Goal of the exercise: Will you write out the data exactly, excluding every picture?

··········

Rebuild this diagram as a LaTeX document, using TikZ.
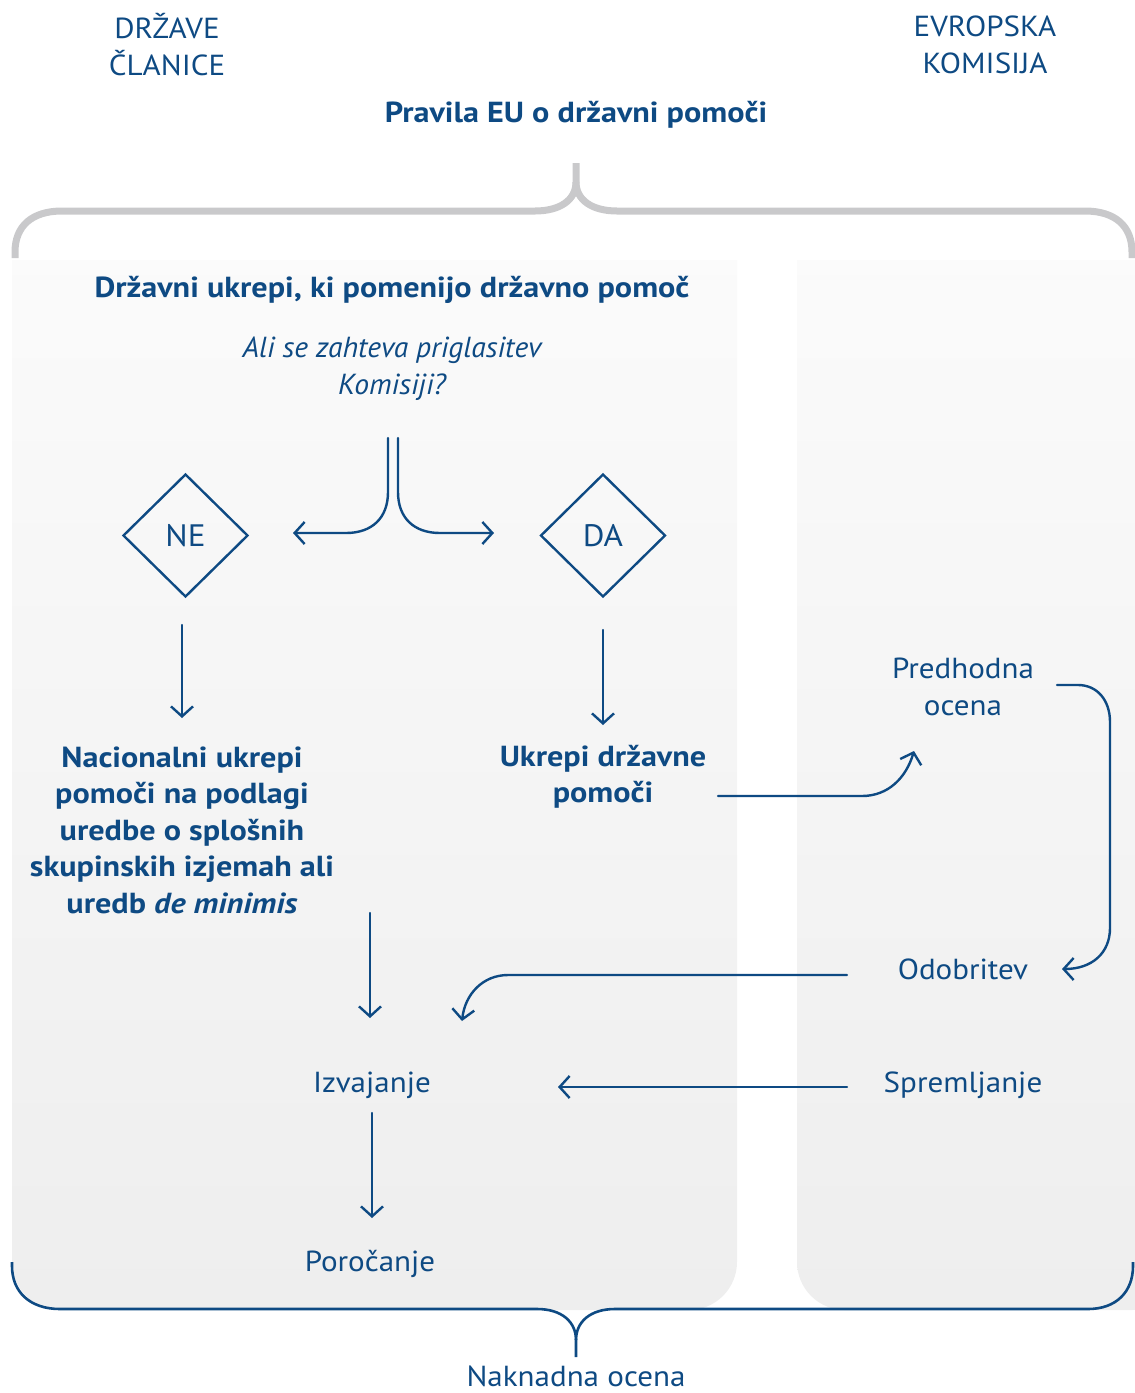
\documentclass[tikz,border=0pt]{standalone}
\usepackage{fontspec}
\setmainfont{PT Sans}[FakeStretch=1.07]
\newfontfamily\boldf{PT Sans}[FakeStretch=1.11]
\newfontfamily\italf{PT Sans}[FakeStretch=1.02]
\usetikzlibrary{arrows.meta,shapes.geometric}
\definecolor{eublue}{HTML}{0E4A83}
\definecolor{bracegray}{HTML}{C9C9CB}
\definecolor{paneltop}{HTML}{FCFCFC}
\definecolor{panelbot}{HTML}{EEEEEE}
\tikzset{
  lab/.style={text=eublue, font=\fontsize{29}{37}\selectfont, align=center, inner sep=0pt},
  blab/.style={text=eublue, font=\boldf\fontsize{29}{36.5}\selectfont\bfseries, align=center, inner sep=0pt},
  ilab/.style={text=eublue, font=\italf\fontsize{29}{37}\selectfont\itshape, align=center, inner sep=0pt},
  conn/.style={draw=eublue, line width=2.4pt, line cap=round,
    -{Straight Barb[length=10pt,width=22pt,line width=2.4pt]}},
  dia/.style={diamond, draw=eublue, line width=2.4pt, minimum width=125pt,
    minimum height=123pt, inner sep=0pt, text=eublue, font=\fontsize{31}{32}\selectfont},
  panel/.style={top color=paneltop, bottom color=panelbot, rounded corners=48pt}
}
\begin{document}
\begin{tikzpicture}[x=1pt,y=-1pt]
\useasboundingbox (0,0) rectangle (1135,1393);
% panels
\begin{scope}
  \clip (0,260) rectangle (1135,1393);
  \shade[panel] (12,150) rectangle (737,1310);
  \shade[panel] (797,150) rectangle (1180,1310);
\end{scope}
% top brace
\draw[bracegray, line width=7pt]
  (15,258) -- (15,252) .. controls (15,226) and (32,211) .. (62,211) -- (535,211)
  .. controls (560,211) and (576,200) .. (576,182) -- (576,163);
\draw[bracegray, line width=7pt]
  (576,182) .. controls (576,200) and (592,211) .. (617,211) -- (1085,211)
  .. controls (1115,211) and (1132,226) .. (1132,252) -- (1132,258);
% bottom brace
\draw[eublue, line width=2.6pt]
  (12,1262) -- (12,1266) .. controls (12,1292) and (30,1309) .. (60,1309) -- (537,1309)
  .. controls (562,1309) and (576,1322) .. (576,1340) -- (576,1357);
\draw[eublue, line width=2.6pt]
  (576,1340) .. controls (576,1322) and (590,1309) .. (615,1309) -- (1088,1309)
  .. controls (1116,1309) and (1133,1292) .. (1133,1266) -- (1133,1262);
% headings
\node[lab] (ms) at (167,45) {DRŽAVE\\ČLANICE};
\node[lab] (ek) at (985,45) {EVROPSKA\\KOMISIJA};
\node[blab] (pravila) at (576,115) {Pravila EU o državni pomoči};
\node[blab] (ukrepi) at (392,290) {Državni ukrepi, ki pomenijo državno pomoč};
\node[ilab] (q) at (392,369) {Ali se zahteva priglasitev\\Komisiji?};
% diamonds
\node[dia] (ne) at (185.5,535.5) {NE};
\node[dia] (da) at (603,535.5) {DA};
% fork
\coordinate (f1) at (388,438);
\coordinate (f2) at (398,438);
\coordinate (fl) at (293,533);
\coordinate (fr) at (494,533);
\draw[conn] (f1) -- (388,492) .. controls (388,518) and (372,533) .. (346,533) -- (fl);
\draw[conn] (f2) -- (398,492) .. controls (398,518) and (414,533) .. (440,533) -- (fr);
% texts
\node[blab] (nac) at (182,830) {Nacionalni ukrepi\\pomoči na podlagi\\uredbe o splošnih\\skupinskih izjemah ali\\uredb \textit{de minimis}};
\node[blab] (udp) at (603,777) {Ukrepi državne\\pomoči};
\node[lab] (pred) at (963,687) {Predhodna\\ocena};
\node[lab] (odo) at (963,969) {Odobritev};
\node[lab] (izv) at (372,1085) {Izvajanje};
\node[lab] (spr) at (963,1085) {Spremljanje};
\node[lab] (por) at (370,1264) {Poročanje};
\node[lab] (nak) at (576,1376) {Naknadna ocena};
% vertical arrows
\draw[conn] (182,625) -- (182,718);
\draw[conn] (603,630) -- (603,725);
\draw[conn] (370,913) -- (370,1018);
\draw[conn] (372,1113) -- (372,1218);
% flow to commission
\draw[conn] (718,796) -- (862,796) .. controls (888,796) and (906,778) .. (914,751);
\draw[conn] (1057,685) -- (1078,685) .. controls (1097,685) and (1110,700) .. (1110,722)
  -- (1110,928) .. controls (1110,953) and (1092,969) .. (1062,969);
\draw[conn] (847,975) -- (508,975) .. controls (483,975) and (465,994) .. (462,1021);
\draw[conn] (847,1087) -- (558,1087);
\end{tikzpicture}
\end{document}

··········

Result of this task:
Rebuild this diagram as a LaTeX document, using TikZ.
\documentclass[tikz,border=0pt]{standalone}
\usepackage{fontspec}
\setmainfont{PT Sans}[FakeStretch=1.07]
\newfontfamily\boldf{PT Sans}[FakeStretch=1.11]
\newfontfamily\italf{PT Sans}[FakeStretch=1.02]
\usetikzlibrary{arrows.meta,shapes.geometric}
\definecolor{eublue}{HTML}{0E4A83}
\definecolor{bracegray}{HTML}{C9C9CB}
\definecolor{paneltop}{HTML}{FCFCFC}
\definecolor{panelbot}{HTML}{EEEEEE}
\tikzset{
  lab/.style={text=eublue, font=\fontsize{29}{37}\selectfont, align=center, inner sep=0pt},
  blab/.style={text=eublue, font=\boldf\fontsize{29}{36.5}\selectfont\bfseries, align=center, inner sep=0pt},
  ilab/.style={text=eublue, font=\italf\fontsize{29}{37}\selectfont\itshape, align=center, inner sep=0pt},
  conn/.style={draw=eublue, line width=2.4pt, line cap=round,
    -{Straight Barb[length=10pt,width=22pt,line width=2.4pt]}},
  dia/.style={diamond, draw=eublue, line width=2.4pt, minimum width=125pt,
    minimum height=123pt, inner sep=0pt, text=eublue, font=\fontsize{31}{32}\selectfont},
  panel/.style={top color=paneltop, bottom color=panelbot, rounded corners=48pt}
}
\begin{document}
\begin{tikzpicture}[x=1pt,y=-1pt]
\useasboundingbox (0,0) rectangle (1135,1393);
% panels
\begin{scope}
  \clip (0,260) rectangle (1135,1393);
  \shade[panel] (12,150) rectangle (737,1310);
  \shade[panel] (797,150) rectangle (1180,1310);
\end{scope}
% top brace
\draw[bracegray, line width=7pt]
  (15,258) -- (15,252) .. controls (15,226) and (32,211) .. (62,211) -- (535,211)
  .. controls (560,211) and (576,200) .. (576,182) -- (576,163);
\draw[bracegray, line width=7pt]
  (576,182) .. controls (576,200) and (592,211) .. (617,211) -- (1085,211)
  .. controls (1115,211) and (1132,226) .. (1132,252) -- (1132,258);
% bottom brace
\draw[eublue, line width=2.6pt]
  (12,1262) -- (12,1266) .. controls (12,1292) and (30,1309) .. (60,1309) -- (537,1309)
  .. controls (562,1309) and (576,1322) .. (576,1340) -- (576,1357);
\draw[eublue, line width=2.6pt]
  (576,1340) .. controls (576,1322) and (590,1309) .. (615,1309) -- (1088,1309)
  .. controls (1116,1309) and (1133,1292) .. (1133,1266) -- (1133,1262);
% headings
\node[lab] (ms) at (167,45) {DRŽAVE\\ČLANICE};
\node[lab] (ek) at (985,45) {EVROPSKA\\KOMISIJA};
\node[blab] (pravila) at (576,115) {Pravila EU o državni pomoči};
\node[blab] (ukrepi) at (392,290) {Državni ukrepi, ki pomenijo državno pomoč};
\node[ilab] (q) at (392,369) {Ali se zahteva priglasitev\\Komisiji?};
% diamonds
\node[dia] (ne) at (185.5,535.5) {NE};
\node[dia] (da) at (603,535.5) {DA};
% fork
\coordinate (f1) at (388,438);
\coordinate (f2) at (398,438);
\coordinate (fl) at (293,533);
\coordinate (fr) at (494,533);
\draw[conn] (f1) -- (388,492) .. controls (388,518) and (372,533) .. (346,533) -- (fl);
\draw[conn] (f2) -- (398,492) .. controls (398,518) and (414,533) .. (440,533) -- (fr);
% texts
\node[blab] (nac) at (182,830) {Nacionalni ukrepi\\pomoči na podlagi\\uredbe o splošnih\\skupinskih izjemah ali\\uredb \textit{de minimis}};
\node[blab] (udp) at (603,777) {Ukrepi državne\\pomoči};
\node[lab] (pred) at (963,687) {Predhodna\\ocena};
\node[lab] (odo) at (963,969) {Odobritev};
\node[lab] (izv) at (372,1085) {Izvajanje};
\node[lab] (spr) at (963,1085) {Spremljanje};
\node[lab] (por) at (370,1264) {Poročanje};
\node[lab] (nak) at (576,1376) {Naknadna ocena};
% vertical arrows
\draw[conn] (182,625) -- (182,718);
\draw[conn] (603,630) -- (603,725);
\draw[conn] (370,913) -- (370,1018);
\draw[conn] (372,1113) -- (372,1218);
% flow to commission
\draw[conn] (718,796) -- (862,796) .. controls (888,796) and (906,778) .. (914,751);
\draw[conn] (1057,685) -- (1078,685) .. controls (1097,685) and (1110,700) .. (1110,722)
  -- (1110,928) .. controls (1110,953) and (1092,969) .. (1062,969);
\draw[conn] (847,975) -- (508,975) .. controls (483,975) and (465,994) .. (462,1021);
\draw[conn] (847,1087) -- (558,1087);
\end{tikzpicture}
\end{document}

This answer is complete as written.